有没有人在 NVIDIA GPU 上运行 AMD (http://developer.amd.com/libraries/appmathlibs/pages/default.aspx) 的 OpenCL FFT 库?
我正在尝试将现有算法从 CUDA(具有最新的 CUFFT)移植到 OpenCL。新代码在 AMD GPU 上运行良好,但在我的 NVIDIA GPU 上却不行。NVIDIA GPU 被正确识别,但结果数组完全为零,没有抛出任何错误。顺便说一句,代码在 Intel Core i3 CPU 上也能正常运行。所以我的代码似乎很好。
AMD 和 NVIDIA 似乎拒绝支持这个话题。
有任何想法吗?
编辑:
我的环境是 Windows 7 Professional x64 操作系统,我正在使用带有内置 x86 编译器的 Visual Studio C++ Professional IDE。NVIDIA GPU 是 GeForce GTX 560 Ti(MSI N560GTX-Ti Twin Frozr II/OC 1GB)。

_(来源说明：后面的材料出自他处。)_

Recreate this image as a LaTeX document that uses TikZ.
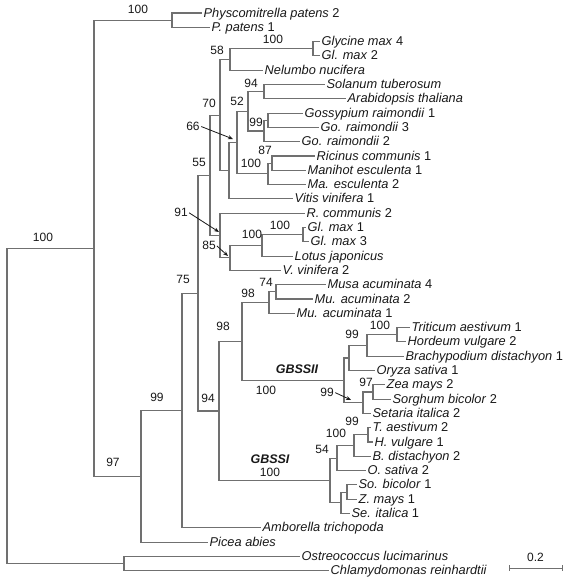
\documentclass[tikz,border=0pt]{standalone}
\usepackage{fontspec}
\setmainfont{Liberation Sans}
\usetikzlibrary{positioning,arrows.meta,calc}
\definecolor{branchc}{RGB}{112,112,112}
\definecolor{inkc}{RGB}{25,25,25}
\tikzset{
  br/.style     = {draw=branchc, line width=1.1pt},
  leaf/.style   = {anchor=west, inner xsep=1.5pt, inner ysep=0pt, text height=9pt,
                   text depth=1pt, font=\fontsize{12.8}{14}\selectfont, text=inkc},
  bs/.style     = {inner sep=0pt, font=\fontsize{12}{14}\selectfont, text=inkc},
  grp/.style    = {inner sep=0pt, font=\fontsize{12.5}{14}\selectfont\bfseries\itshape, text=inkc},
  ptr/.style    = {-{Stealth[length=5pt,width=4pt]}, line width=0.8pt, draw=inkc, shorten <=1.5pt},
}
\newcommand{\taxon}[2]{\textit{#1}\ #2}

\begin{document}
\begin{tikzpicture}[x=1pt,y=-1pt]
\path[fill=white] (0,0) rectangle (568,581);
\useasboundingbox (0,0) rectangle (568,581);

% leaves
\node[leaf] (ppat2) at (202,13.0) {\taxon{Physcomitrella patens}{2}};
\node[leaf] (ppat1) at (210,27.3) {\taxon{P. patens}{1}};
\node[leaf] (gmax4) at (320,41.6) {\taxon{Glycine max}{4}};
\node[leaf] (gmax2) at (320,55.9) {\taxon{Gl. max}{2}};
\node[leaf] (nnuc)  at (263,70.2) {\textit{Nelumbo nucifera}};
\node[leaf] (stub)  at (325,84.5) {\textit{Solanum tuberosum}};
\node[leaf] (atha)  at (346,98.8) {\textit{Arabidopsis thaliana}};
\node[leaf] (grai1) at (303,113.1) {\taxon{Gossypium raimondii}{1}};
\node[leaf] (grai3) at (319,127.4) {\taxon{Go. raimondii}{3}};
\node[leaf] (grai2) at (300,141.7) {\taxon{Go. raimondii}{2}};
\node[leaf] (rcom1) at (315,156.0) {\taxon{Ricinus communis}{1}};
\node[leaf] (mesc1) at (306,170.3) {\taxon{Manihot esculenta}{1}};
\node[leaf] (mesc2) at (306,184.6) {\taxon{Ma. esculenta}{2}};
\node[leaf] (vvin1) at (293,198.9) {\taxon{Vitis vinifera}{1}};
\node[leaf] (rcom2) at (305,213.2) {\taxon{R. communis}{2}};
\node[leaf] (gmax1) at (306,227.5) {\taxon{Gl. max}{1}};
\node[leaf] (gmax3) at (309,241.8) {\taxon{Gl. max}{3}};
\node[leaf] (ljap)  at (293,256.1) {\textit{Lotus japonicus}};
\node[leaf] (vvin2) at (281,270.4) {\taxon{V. vinifera}{2}};
\node[leaf] (macu4) at (326,284.7) {\taxon{Musa acuminata}{4}};
\node[leaf] (macu2) at (313,299.0) {\taxon{Mu. acuminata}{2}};
\node[leaf] (macu1) at (295,313.3) {\taxon{Mu. acuminata}{1}};
\node[leaf] (taes1) at (410,327.6) {\taxon{Triticum aestivum}{1}};
\node[leaf] (hvul2) at (406,341.9) {\taxon{Hordeum vulgare}{2}};
\node[leaf] (bdis1) at (404,356.2) {\taxon{Brachypodium distachyon}{1}};
\node[leaf] (osat1) at (375,370.5) {\taxon{Oryza sativa}{1}};
\node[leaf] (zmay2) at (385,384.8) {\taxon{Zea mays}{2}};
\node[leaf] (sbic2) at (391,399.1) {\taxon{Sorghum bicolor}{2}};
\node[leaf] (sita2) at (371,413.4) {\taxon{Setaria italica}{2}};
\node[leaf] (taes2) at (371,427.7) {\taxon{T. aestivum}{2}};
\node[leaf] (hvul1) at (373,442.0) {\taxon{H. vulgare}{1}};
\node[leaf] (bdis2) at (371,456.3) {\taxon{B. distachyon}{2}};
\node[leaf] (osat2) at (366,470.6) {\taxon{O. sativa}{2}};
\node[leaf] (sbic1) at (357,484.9) {\taxon{So. bicolor}{1}};
\node[leaf] (zmay1) at (357,499.2) {\taxon{Z. mays}{1}};
\node[leaf] (sita1) at (350,513.5) {\taxon{Se. italica}{1}};
\node[leaf] (atri)  at (261,527.8) {\textit{Amborella trichopoda}};
\node[leaf] (pabi)  at (208,542.1) {\textit{Picea abies}};
\node[leaf] (oluc)  at (300,556.4) {\textit{Ostreococcus lucimarinus}};
\node[leaf] (crei)  at (329,570.7) {\textit{Chlamydomonas reinhardtii}};

% internal nodes
\coordinate (nroot)  at (7,405.9);
\coordinate (nall)   at (94,248.2);
\coordinate (nmoss)  at (172,20.15);
\coordinate (nchl)   at (124,563.55);
\coordinate (nseed)  at (141,476.3);
\coordinate (nang)   at (182,410.45);
\coordinate (nc75)   at (198,293.1);
\coordinate (nd55)   at (210,175.3);
\coordinate (nf70)   at (220,115.1);
\coordinate (nh58)   at (230,59.5);
\coordinate (ngly)   at (313,48.75);
\coordinate (ni66)   at (229,170.75);
\coordinate (nk66)   at (237,142.6);
\coordinate (nr52)   at (248,111.3);
\coordinate (nl94)   at (264,91.65);
\coordinate (nq99)   at (264,131.0);
\coordinate (npg)    at (268,120.25);
\coordinate (nm100)  at (268,173.9);
\coordinate (ns87)   at (272,163.15);
\coordinate (ng91)   at (220,235.55);
\coordinate (ng85)   at (230,257.9);
\coordinate (nt100)  at (262,245.4);
\coordinate (nu100)  at (303,234.65);
\coordinate (ne94)   at (219,410.95);
\coordinate (nv98)   at (242,341.5);
\coordinate (nw98)   at (269,302.6);
\coordinate (nx74)   at (276,291.85);
\coordinate (ngbss2) at (344,380.35);
\coordinate (no99)   at (349,358.0);
\coordinate (ny99)   at (367,345.5);
\coordinate (naa100) at (397,334.75);
\coordinate (nz99)   at (363,402.7);
\coordinate (nbb97)  at (373,391.95);
\coordinate (ngbss1) at (330,480.45);
\coordinate (ncc54)  at (337,458.1);
\coordinate (nee100) at (354,445.6);
\coordinate (nff99)  at (368,434.85);
\coordinate (ngg)    at (341,502.8);
\coordinate (nhh)    at (347,492.05);

% branches
\draw[br] (nroot) |- (nall);   \draw[br] (nroot) |- (nchl);
\draw[br] (nall) |- (nmoss);   \draw[br] (nall) |- (nseed);
\draw[br] (nmoss) |- (ppat2);  \draw[br] (nmoss) |- (ppat1);
\draw[br] (nchl) |- (oluc);    \draw[br] (nchl) |- (crei);
\draw[br] (nseed) |- (nang);   \draw[br] (nseed) |- (pabi);
\draw[br] (nang) |- (nc75);    \draw[br] (nang) |- (atri);
\draw[br] (nc75) |- (nd55);    \draw[br] (nc75) |- (ne94);
\draw[br] (nd55) |- (nf70);    \draw[br] (nd55) |- (ng91);
\draw[br] (nf70) |- (nh58);    \draw[br] (nf70) |- (ni66);
\draw[br] (nh58) |- (ngly);    \draw[br] (nh58) |- (nnuc);
\draw[br] (ngly) |- (gmax4);   \draw[br] (ngly) |- (gmax2);
\draw[br] (ni66) |- (nk66);    \draw[br] (ni66) |- (vvin1);
\draw[br] (nk66) |- (nr52);    \draw[br] (nk66) |- (nm100);
\draw[br] (nr52) |- (nl94);    \draw[br] (nr52) |- (nq99);
\draw[br] (nl94) |- (stub);    \draw[br] (nl94) |- (atha);
\draw[br] (nq99) |- (npg);     \draw[br] (nq99) |- (grai2);
\draw[br] (npg) |- (grai1);    \draw[br] (npg) |- (grai3);
\draw[br] (nm100) |- (ns87);   \draw[br] (nm100) |- (mesc2);
\draw[br] (ns87) |- (rcom1);   \draw[br] (ns87) |- (mesc1);
\draw[br] (ng91) |- (rcom2);   \draw[br] (ng91) |- (ng85);
\draw[br] (ng85) |- (nt100);   \draw[br] (ng85) |- (vvin2);
\draw[br] (nt100) |- (nu100);  \draw[br] (nt100) |- (ljap);
\draw[br] (nu100) |- (gmax1);  \draw[br] (nu100) |- (gmax3);
\draw[br] (ne94) |- (nv98);    \draw[br] (ne94) |- (ngbss1);
\draw[br] (nv98) |- (nw98);    \draw[br] (nv98) |- (ngbss2);
\draw[br] (nw98) |- (nx74);    \draw[br] (nw98) |- (macu1);
\draw[br] (nx74) |- (macu4);   \draw[br] (nx74) |- (macu2);
\draw[br] (ngbss2) |- (no99);  \draw[br] (ngbss2) |- (nz99);
\draw[br] (no99) |- (ny99);    \draw[br] (no99) |- (osat1);
\draw[br] (ny99) |- (naa100);  \draw[br] (ny99) |- (bdis1);
\draw[br] (naa100) |- (taes1); \draw[br] (naa100) |- (hvul2);
\draw[br] (nz99) |- (nbb97);   \draw[br] (nz99) |- (sita2);
\draw[br] (nbb97) |- (zmay2);  \draw[br] (nbb97) |- (sbic2);
\draw[br] (ngbss1) |- (ncc54); \draw[br] (ngbss1) |- (ngg);
\draw[br] (ncc54) |- (nee100); \draw[br] (ncc54) |- (osat2);
\draw[br] (nee100) |- (nff99); \draw[br] (nee100) |- (bdis2);
\draw[br] (nff99) |- (taes2);  \draw[br] (nff99) |- (hvul1);
\draw[br] (ngg) |- (nhh);      \draw[br] (ngg) |- (sita1);
\draw[br] (nhh) |- (sbic1);    \draw[br] (nhh) |- (zmay1);

% bootstrap values
\node[bs] (l100a)  at (43,237)  {100};
\node[bs] (l100m)  at (138,9)   {100};
\node[bs] (l97)    at (113,462) {97};
\node[bs] (l99a)   at (157,397) {99};
\node[bs] (l75)    at (183,279) {75};
\node[bs] (l55)    at (199,162) {55};
\node[bs] (l70)    at (209,103) {70};
\node[bs] (l58)    at (217,50)  {58};
\node[bs] (l100g)  at (273,39)  {100};
\node[bs] (l94d)   at (251,83)  {94};
\node[bs] (l52)    at (237,101) {52};
\node[bs] (l99g)   at (256,122) {99};
\node[bs] (l87)    at (265,150) {87};
\node[bs] (l100r)  at (251,163) {100};
\node[bs] (l66)    at (193,126) {66};
\node[bs] (l91)    at (181,212) {91};
\node[bs] (l85)    at (209,245) {85};
\node[bs] (l100l)  at (252,234) {100};
\node[bs] (l100x)  at (280,225) {100};
\node[bs] (l74)    at (266,282) {74};
\node[bs] (l98m)   at (248,293) {98};
\node[bs] (l98v)   at (223,326) {98};
\node[bs] (l94m)   at (208,398) {94};
\node[bs] (l100s2) at (266,390) {100};
\node[bs] (l99y)   at (352,334) {99};
\node[bs] (l100t)  at (380,325) {100};
\node[bs] (l99z)   at (327,392) {99};
\node[bs] (l97z)   at (366,382) {97};
\node[bs] (l100s1) at (270,472) {100};
\node[bs] (l54)    at (322,449) {54};
\node[bs] (l100b)  at (336,433) {100};
\node[bs] (l99t)   at (352,421) {99};
\node[grp] (gbss2) at (297,369) {GBSSII};
\node[grp] (gbss1) at (270,459) {GBSSI};

% pointers to short branches
\coordinate (a66) at (233,139);
\coordinate (a91) at (219,232);
\coordinate (a85) at (228,256);
\coordinate (a99) at (351,400);
\draw[ptr] (l66.east) -- (a66);
\draw[ptr] (l91.east) -- (a91);
\draw[ptr] (l85.east) -- (a85);
\draw[ptr] (l99z.east) -- (a99);

% scale bar
\coordinate (sbl) at (509,568);
\coordinate (sbr) at (562,568);
\coordinate (sbm) at ($(sbl)!0.5!(sbr)$);
\draw[br, line width=0.9pt] (sbl) -- (sbr);
\draw[br, line width=0.9pt] ([yshift=3pt]sbl) -- ([yshift=-3pt]sbl);
\draw[br, line width=0.9pt] ([yshift=3pt]sbr) -- ([yshift=-3pt]sbr);
\node[bs, above=6pt of sbm] (sblab) {0.2};

\end{tikzpicture}
\end{document}
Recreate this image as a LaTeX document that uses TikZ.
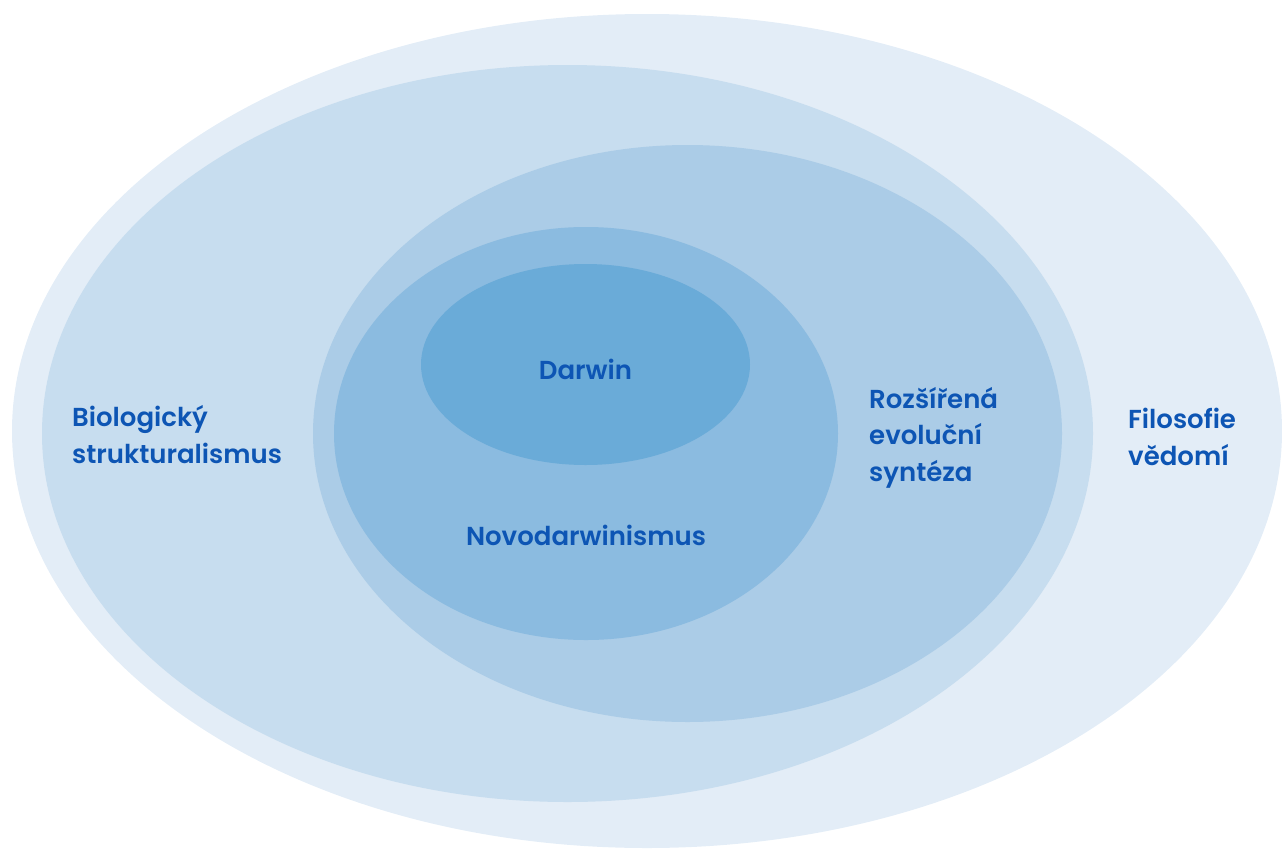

运行良好的 CPU 是 Intel Core i3-2100 (2x3.1GHz),然后是 Radeon HD 6850 (Sapphire Radeon HD 6850 1GB)。我尝试针对 AMD、NVIDIA 和 Intel 的最新 OpenCL 版本编译代码,结果相同,并且安装了最新的开发者驱动程序。
这是我非常基本的示例代码...
#include <stdio.h>
#include <stdlib.h>
#include <complex>
#include <clAmdFft.h>
#if defined (__APPLE__) || defined(MACOSX)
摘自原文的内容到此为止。